**Exercise details:** Scan the material for the word "that", and copy each line where it shows up.

**Records from a data source:**
───
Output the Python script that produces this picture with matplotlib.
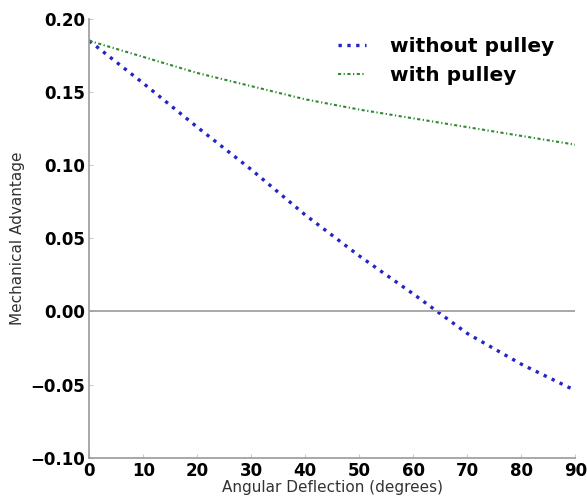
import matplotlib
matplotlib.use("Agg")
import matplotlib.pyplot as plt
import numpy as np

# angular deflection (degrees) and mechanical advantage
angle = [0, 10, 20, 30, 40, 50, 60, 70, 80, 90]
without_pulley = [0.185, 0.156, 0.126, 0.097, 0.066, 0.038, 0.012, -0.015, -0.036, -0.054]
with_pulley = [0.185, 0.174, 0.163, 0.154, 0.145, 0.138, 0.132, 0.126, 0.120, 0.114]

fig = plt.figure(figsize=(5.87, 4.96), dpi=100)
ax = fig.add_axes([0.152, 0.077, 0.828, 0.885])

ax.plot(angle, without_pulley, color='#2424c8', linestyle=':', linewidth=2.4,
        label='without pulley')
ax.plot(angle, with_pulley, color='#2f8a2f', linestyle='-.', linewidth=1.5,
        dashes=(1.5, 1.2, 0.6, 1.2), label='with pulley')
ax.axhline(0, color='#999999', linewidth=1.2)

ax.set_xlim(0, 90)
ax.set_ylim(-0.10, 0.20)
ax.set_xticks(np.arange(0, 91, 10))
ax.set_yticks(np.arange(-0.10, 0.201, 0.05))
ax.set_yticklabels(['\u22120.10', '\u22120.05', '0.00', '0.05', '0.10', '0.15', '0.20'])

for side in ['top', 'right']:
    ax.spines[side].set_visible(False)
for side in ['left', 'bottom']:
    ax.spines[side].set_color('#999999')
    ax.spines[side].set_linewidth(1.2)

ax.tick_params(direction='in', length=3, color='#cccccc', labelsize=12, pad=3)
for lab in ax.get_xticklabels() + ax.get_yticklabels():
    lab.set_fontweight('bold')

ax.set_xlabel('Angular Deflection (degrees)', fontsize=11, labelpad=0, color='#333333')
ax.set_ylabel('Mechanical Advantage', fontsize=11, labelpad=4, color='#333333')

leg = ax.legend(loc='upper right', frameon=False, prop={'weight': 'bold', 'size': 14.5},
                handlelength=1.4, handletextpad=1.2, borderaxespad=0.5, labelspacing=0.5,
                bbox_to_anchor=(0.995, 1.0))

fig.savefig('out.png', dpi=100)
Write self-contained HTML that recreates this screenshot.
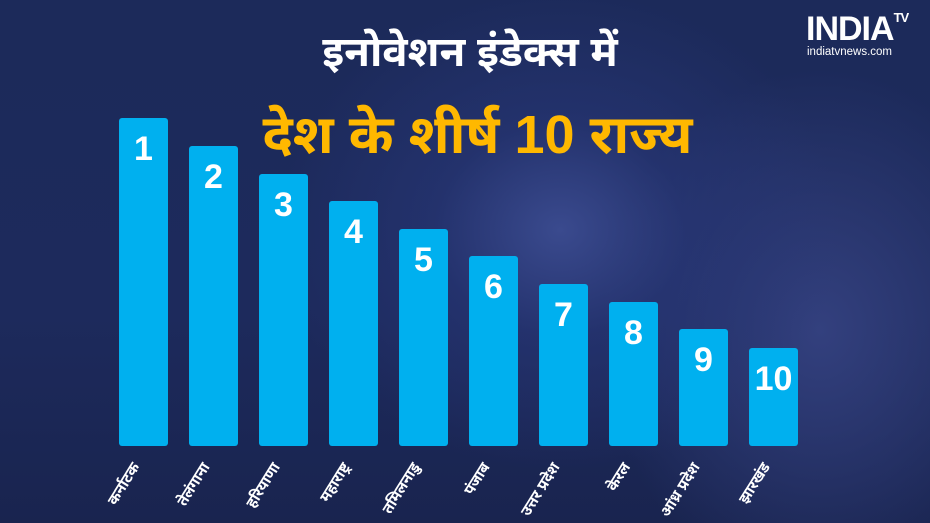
───
**Solution to this exercise:**
Output the Python script that produces this picture with matplotlib.
Write self-contained HTML that recreates this screenshot.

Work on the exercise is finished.